For the project, the city will deploy the sensors on three of Portland's most dangerous streets: 122nd Avenue between Burnside and Bush streets; Southeast Division Street between 11th and 122nd streets; and Hawthorne Boulevard between 11th and 46th streets. Using the data collected by the sensors, the Portland Bureau of Transportation’s staff “will use the sensor information to make recommendations about future changes” to make it easier for pedestrians to walk and cars to drive on these and other city streets, the city says on the project website.
“Portland is leading the country in this important data effort,” Portland Mayor Ted Wheeler says in a statement. “We are at the forefront of using advanced technology to make our cities safer for pedestrians, cyclists and drivers, helping people more easily get around, save time and reduce the possibility of crashes. This pilot is a significant step in acquiring and utilizing data to make critical decisions.”

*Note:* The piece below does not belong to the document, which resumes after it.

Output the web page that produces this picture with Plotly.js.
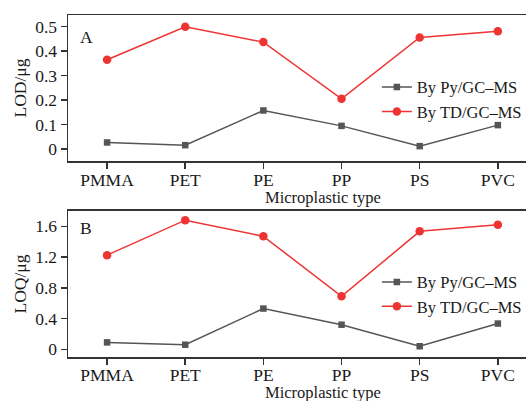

Sensors Provide Rich Data for Portland
The sensors themselves are provided by GE and called Current City IQ. In February 2017, AT&T reached an agreement with GE to install the sensors in various U.S. cities, starting with San Diego, as ZDNet reports.
Portland plans to deploy 200 of these sensors to help it monitor traffic and improve pedestrian safety. Credit: Portland Bureau of Transportation
According to Intel, the City IQ nodes are embedded with multiple sensors and can support analytics, provide connections to nearby devices and perform multisensor fusion over a secure cloud connection.
The project website explains that the sensors include two cameras, “an array of environmental sensors for measuring temperature, pressure and humidity, a CPU/GPU for performing real-time analytics, a solid state drive for local data storage, and cellular LTE hardware for data transmission.”
The sensors take photos of the street, and then image analysis software assesses the number and speed of pedestrians, bicyclists and motor vehicles that cross each camera’s field of view, according to the website. “The data extracted from these pictures is then transferred to a data repository, where city staff can access it for analysis,” the city says. “The pictures taken by the cameras can’t be accessed and are not stored (they are deleted after the data is extracted).”